Второй же ответ утверждает, что существует мир в своём знании отдельно от субъекта, то есть сам по себе в собственных же законах, но таких, которые также не лежат в области наблюдаемого реального. Тут, конечно, известна вероятность о том, что мы еще всего не знаем, и потому не стоит отрицать вышесказанное, но и не следует тогда принимать мифологию, чья доступная область постигаемого была перешагнута человечеством. Последнее говорит, что мифология не может обладать самоценностью, и это так, если мы в своём разговоре говорим о самоценности магии без мифологии и её культуры. Однако вера в наличие знания в обход мифологии утверждает автономное знание, которое может постигнуть человек в момент его снисхождения. Это можно понять как Святой Дух.
Здесь Святой Дух находит в магии её самоценность в обход даже тех культур, которые этот святой Дух признают.
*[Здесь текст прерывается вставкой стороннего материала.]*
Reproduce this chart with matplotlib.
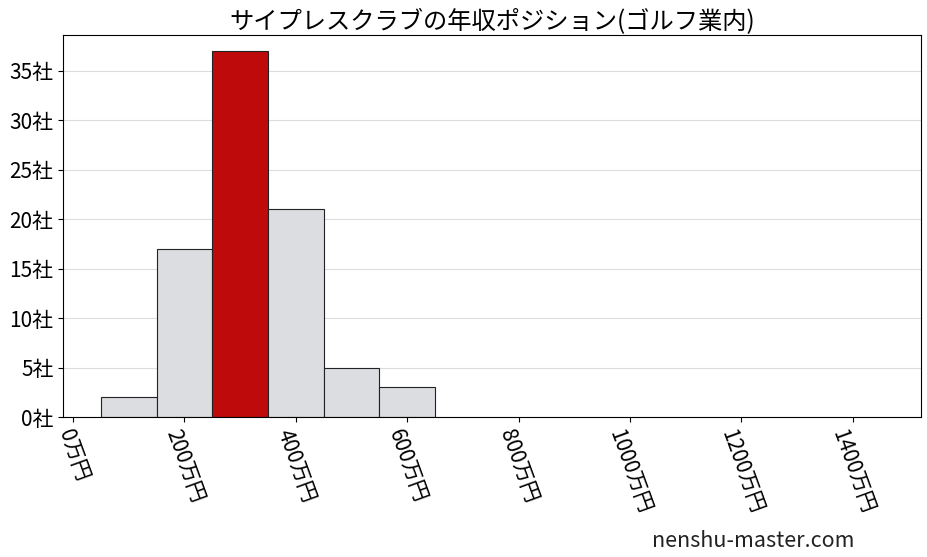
import matplotlib
matplotlib.use("Agg")
import matplotlib.pyplot as plt

plt.rcParams['font.family'] = ['Noto Sans CJK JP', 'DejaVu Sans']

# 年収の階級（万円）と社数
bin_left = [50, 150, 250, 350, 450, 550]
counts = [2, 17, 37, 21, 5, 3]
highlight = 250  # 対象企業の階級
xticks = [0, 200, 400, 600, 800, 1000, 1200, 1400]
yticks = [0, 5, 10, 15, 20, 25, 30, 35]
title = "サイプレスクラブの年収ポジション(ゴルフ業内)"

fig = plt.figure(figsize=(9.28, 5.57), dpi=100)
ax = fig.add_axes([0.068, 0.251, 0.924, 0.686])

colors = ['#be0a0a' if b == highlight else '#dcdde0' for b in bin_left]
ax.bar(bin_left, counts, width=100, align='edge', color=colors,
       edgecolor='#222222', linewidth=0.8, zorder=2)

ax.set_xlim(-18, 1522)
ax.set_ylim(0, 38.6)
ax.set_xticks(xticks)
ax.set_xticklabels([f"{v}万円" for v in xticks], rotation=-70,
                   ha='center', va='top', fontsize=15)
ax.set_yticks(yticks)
ax.set_yticklabels([f"{v}社" for v in yticks], fontsize=15)
ax.grid(axis='y', color='#dddddd', linewidth=0.8, zorder=0)
ax.set_axisbelow(True)
ax.set_title(title, fontsize=17.5, pad=4)

fig.text(0.703, 0.018, "nenshu-master.com", fontsize=15.5, color='#222222')

fig.savefig("out.png", dpi=100)
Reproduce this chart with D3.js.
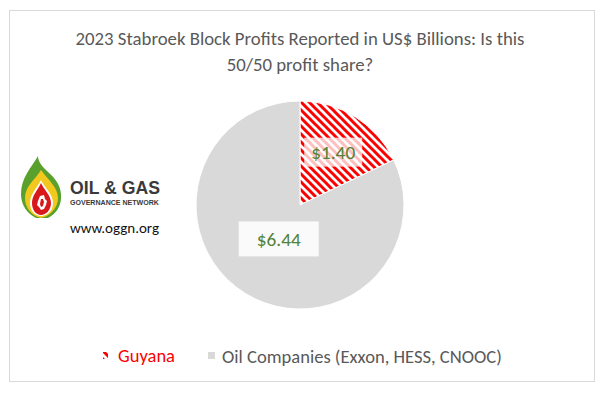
<!DOCTYPE html>
<html><head><meta charset="utf-8">
<script src="https://cdn.jsdelivr.net/npm/d3@7"></script>
<style>html,body{margin:0;padding:0;background:#fff}svg{display:block}</style>
</head><body>
<script>
const categories = ["Guyana", "Oil Companies (Exxon, HESS, CNOOC)"];
const values = [1.40, 6.44];
const titleLines = ["2023 Stabroek Block Profits Reported in US$ Billions: Is this", "50/50 profit share?"];
const logoLines = ["OIL & GAS", "GOVERNANCE NETWORK", "www.oggn.org"];

const W = 605, H = 393;
const FONT = "Carlito, Calibri, Lato, 'Open Sans', sans-serif";
const svg = d3.select("body").append("svg").attr("width", W).attr("height", H);

function fit(sel, target) {
  const fs = parseFloat(sel.attr("font-size"));
  const w = sel.node().getComputedTextLength();
  sel.attr("font-size", fs * target / w);
}

const defs = svg.append("defs");
const pat = defs.append("pattern").attr("id", "stripes").attr("patternUnits", "userSpaceOnUse")
  .attr("width", 8).attr("height", 8);
pat.append("rect").attr("width", 8).attr("height", 8).attr("fill", "#fff");
pat.append("path").attr("d", "M-2,-2L10,10M-2,6L2,10M6,-2L10,2")
  .attr("stroke", "#ff0000").attr("stroke-width", 3);

// chart border
svg.append("rect").attr("x", 9.5).attr("y", 10.5).attr("width", 585).attr("height", 371)
  .attr("fill", "#fff").attr("stroke", "#d9d9d9").attr("stroke-width", 1);

// title
titleLines.forEach((t, i) => {
  const tx = svg.append("text").attr("x", 300).attr("y", 45 + i * 26)
    .attr("text-anchor", "middle").attr("font-family", FONT).attr("font-size", 18.67)
    .attr("fill", "#595959").text(t);
  if (i === 0) fit(tx, 449);
  else tx.attr("font-size", svg.select("text").attr("font-size"));
});

// pie
const colors = ["url(#stripes)", "#d9d9d9"];
const cx = 300, cy = 205, R = 104;
const pie = d3.pie().sort(null).value(d => d)(values);
const arc = d3.arc().innerRadius(0).outerRadius(R);
const g = svg.append("g").attr("transform", `translate(${cx},${cy})`);
g.selectAll("path.slice").data(pie).join("path").attr("class", "slice")
  .attr("d", arc).attr("fill", (d, i) => colors[i])
  .attr("stroke", "#fff").attr("stroke-width", 1);

// data labels
const labelR = [0.6, 0.385];
const boxSize = [[58, 29], [80, 35]];
pie.forEach((d, i) => {
  const la = d3.arc().innerRadius(R * labelR[i] * 2 / 2).outerRadius(R * labelR[i]);
  const a = (d.startAngle + d.endAngle) / 2;
  const x = Math.sin(a) * R * labelR[i], y = -Math.cos(a) * R * labelR[i];
  g.append("rect").attr("x", x - boxSize[i][0] / 2).attr("y", y - boxSize[i][1] / 2)
    .attr("width", boxSize[i][0]).attr("height", boxSize[i][1])
    .attr("fill", "#fff").attr("fill-opacity", i === 0 ? 0.75 : 0.85);
  const t = g.append("text").attr("x", x).attr("y", y).attr("dy", "0.35em")
    .attr("text-anchor", "middle").attr("font-family", FONT).attr("font-size", 18.67)
    .attr("fill", "#548235").text("$" + d.data.toFixed(2));
  fit(t, 44);
});

// legend
const lg = svg.append("g");
const legX = [103, 208], legT = [118, 222], legW = [57, 280];
categories.forEach((c, i) => {
  lg.append("rect").attr("x", legX[i]).attr("y", 352).attr("width", i === 0 ? 5 : 7).attr("height", 7)
    .attr("fill", colors[i]);
  const t = lg.append("text").attr("x", legT[i]).attr("y", 356).attr("dy", "0.35em")
    .attr("font-family", FONT).attr("font-size", 16)
    .attr("fill", i === 0 ? "#ff0000" : "#595959").text(c);
  fit(t, legW[i]);
});

// logo
const logo = svg.append("g");
logo.append("path").attr("fill", "#5aa02c")
  .attr("d", "M38,156 C31,168 21,178 21,194 C21,206 28,214 36,218 L48,218 C56,214 62,206 61,194 C60,182 52,176 46,170 C41,165 38,161 38,156 Z");
logo.append("path").attr("fill", "#f2c81e")
  .attr("d", "M41,170 C35,180 25,186 25,198 C25,208 32,216 41,218 C50,216 58,208 58,198 C58,187 48,180 41,170 Z");
logo.append("path").attr("fill", "#fff")
  .attr("d", "M41,180 C37,188 30,194 30,203 C30,211 35,216 41,216 C47,216 53,211 53,203 C53,194 45,188 41,180 Z");
logo.append("path").attr("fill", "#d7191c")
  .attr("d", "M41,183 C38,190 32,195 32,203 C32,210 36,215 41,215 C46,215 51,210 51,203 C51,195 44,190 41,183 Z");
logo.append("path").attr("fill", "#fff")
  .attr("d", "M40,196 L44,195 L45,199 L47,201 L46,205 L44,209 L41,210 L39,207 L37,205 L38,201 Z");
logo.append("path").attr("fill", "#d7191c")
  .attr("d", "M41,199 L43,199 L44,202 L43,206 L41,207 L40,204 Z");

const t1 = logo.append("text").attr("x", 70).attr("y", 194).attr("font-family", "'Liberation Sans', Arial, sans-serif")
  .attr("font-weight", "bold").attr("font-size", 19).attr("fill", "#3a3a3a").text(logoLines[0]);
fit(t1, 90);
const t2 = logo.append("text").attr("x", 70).attr("y", 204.5).attr("font-family", "'Liberation Sans', Arial, sans-serif")
  .attr("font-weight", "bold").attr("font-size", 7).attr("fill", "#3a3a3a").text(logoLines[1]);
fit(t2, 89);
const t3 = logo.append("text").attr("x", 70).attr("y", 233).attr("font-family", FONT)
  .attr("font-size", 14).attr("fill", "#111").text(logoLines[2]);
fit(t3, 89);
</script>
</body></html>
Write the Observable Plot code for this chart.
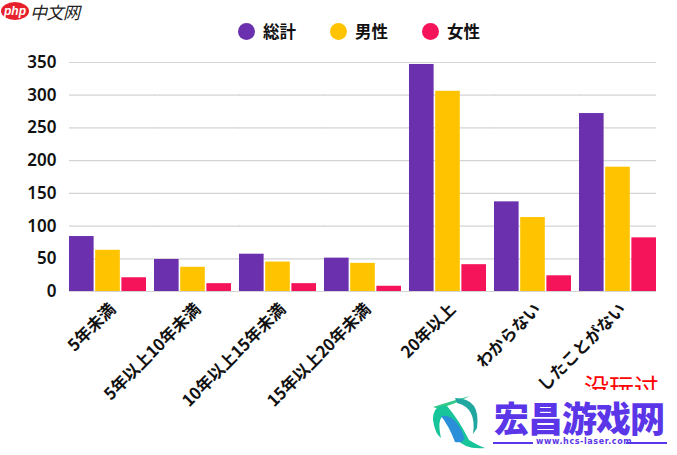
<!DOCTYPE html>
<html lang="ja"><head><meta charset="utf-8">
<script src="https://cdn.jsdelivr.net/npm/d3@7"></script>
<script src="https://cdn.jsdelivr.net/npm/@observablehq/plot@0.6"></script>
<style>
html,body{margin:0;padding:0;background:#fff;width:677px;height:455px;overflow:hidden}
body{position:relative;font-family:"Noto Sans CJK JP","Noto Sans",sans-serif}
#legend{height:50px;position:relative}
.li{position:absolute;top:22px;display:flex;align-items:center;font-size:16.5px;font-weight:700;color:#111;line-height:18px}
.li i{display:inline-block;width:17px;height:17px;border-radius:50%;margin-right:8px}
#chart{height:380px;overflow:hidden}
#chart svg{display:block}
#logo{position:absolute;left:1px;top:0;display:flex;align-items:center;height:22px}
#logo b{background:#e8202c;color:#fff;border-radius:50%;font:italic 700 12px "Liberation Sans";padding:2px 3px;width:22px;text-align:center}
#logo span{font-size:17px;font-style:italic;color:#222;margin-left:1px;letter-spacing:-.5px}
#red{position:absolute;left:584px;top:371px;height:19px;overflow:hidden;color:#f00;font-size:25px;line-height:31px;letter-spacing:0}
#wm{position:absolute;left:425px;top:390px;width:252px;height:65px;background:#fff}
#wm .t{position:absolute;left:69px;top:5px;font-size:35px;font-weight:900;color:#5b36e8;line-height:44px;letter-spacing:-1px}
#wm .u{position:absolute;left:111px;top:47px;font:700 8px "DejaVu Sans",sans-serif;color:#5b36e8;letter-spacing:.6px}
#wm .l{position:absolute;height:2px;background:#5b36e8;top:52px}
</style></head><body>
<div id="logo"><b>php</b><span>中文网</span></div>
<div id="legend"></div>
<div id="chart"></div>
<div id="red">没玩过</div>
<div id="wm">
<svg width="66" height="65" style="position:absolute;left:0;top:0">
<path d="M8 17 Q30 10 45 6 Q30 14 14 19Z" fill="#34c98a"/>
<path d="M30 8 Q56 8 52 38 L48 44 Q52 18 32 13Z" fill="#1fa7a0"/>
<path d="M8 30 Q8 14 22 16 Q34 30 44 50 Q54 56 60 58 Q40 60 30 48 Q22 30 18 26 Q12 30 16 48 Q10 44 8 30Z" fill="#18c49a"/>
<path d="M16 26 Q30 24 38 44 Q42 54 30 52 Q24 36 16 26Z" fill="#2a8fd8"/>
</svg>
<div class="t">宏昌游戏网</div>
<div class="l" style="left:68px;width:40px"></div>
<div class="u">www.hcs-laser.com</div>
<div class="l" style="left:201px;width:41px"></div>
</div>
<script>
const categories = ["5年未満","5年以上10年未満","10年以上15年未満","15年以上20年未満","20年以上","わからない","したことがない"];
const seriesNames = ["総計","男性","女性"];
const seriesColors = ["#6a30ad","#ffc300","#f5135a"];
const totalValues = [84,49,57,51,347,137,272];
const maleValues = [63,37,45,43,306,113,190];
const femaleValues = [21,12,12,8,41,24,82];
const yTicks = [0,50,100,150,200,250,300,350];
const legendLefts = [238,330,422];

const table = categories.flatMap((c,i)=>[totalValues,maleValues,femaleValues].map((v,s)=>({category:c,series:seriesNames[s],value:v[i]})));
const gridRows = categories.flatMap(c=>yTicks.map(t=>({category:c,tick:t})));
const lastCategory = categories[categories.length-1];

const legend = document.getElementById("legend");
seriesNames.forEach((n,i)=>{
  const d=document.createElement("div");d.className="li";d.style.left=legendLefts[i]+"px";
  d.innerHTML=`<i style="background:${seriesColors[i]}"></i>${n}`;legend.appendChild(d);
});

const chart = Plot.plot({
  width:677,height:380,
  marginTop:12,marginBottom:139,marginLeft:69,marginRight:21,
  style:{fontFamily:'"Noto Sans CJK JP","Noto Sans",sans-serif',background:"transparent"},
  fx:{domain:categories,paddingInner:0.094,paddingOuter:0,round:false,label:null},
  x:{domain:seriesNames,paddingInner:0.06,paddingOuter:0,round:false,axis:null},
  y:{domain:[0,350],label:null},
  color:{domain:seriesNames,range:seriesColors},
  marks:[
    Plot.ruleY(gridRows.filter(d=>d.category!==lastCategory),{fx:"category",y:"tick",insetRight:-9,stroke:"#d4d4d4",strokeWidth:1.2}),
    Plot.ruleY(gridRows.filter(d=>d.category===lastCategory),{fx:"category",y:"tick",stroke:"#d4d4d4",strokeWidth:1.2}),
    Plot.axisY(yTicks,{tickSize:0,tickPadding:13,fontSize:17,fontWeight:600,fill:"#111",label:null,fontFamily:'"Noto Sans","Open Sans",sans-serif'}),
    Plot.axisFx({anchor:"bottom",tickSize:0,tickPadding:15,dx:5,tickRotate:-45,fontSize:16.5,fontWeight:700,fill:"#111",label:null,lineWidth:Infinity,textOverflow:null}),
    Plot.barY(table,{fx:"category",x:"series",y:"value",fill:"series"})
  ]
});
document.getElementById("chart").appendChild(chart);
</script>
</body></html>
Греховно относиться к Святому Духу как к Духу, проявляемого в эмпирической реальности того или иного мировоззрения, так как он не привязан к месту и культуре, и существует автономно от них, то есть даже в обход социального. То есть христианское утверждает, что Дух не разговаривает в мире собой, но лишь исходит, так как он существует от реальности автономно, и в порядке исключения может в космосе снизойти как Бог. Принятие этой культуры и сопровождается тем, как святой Дух нисходит на адепта в качестве откровения в пределах её же диалектики, то есть церковного таинства. Тут уже вопрос: существует ли культура автономно от субъекта? Если да, то святой Дух работает в пределах христианской культуры автономно, и потому можно, например, крестить ребенка без его согласия.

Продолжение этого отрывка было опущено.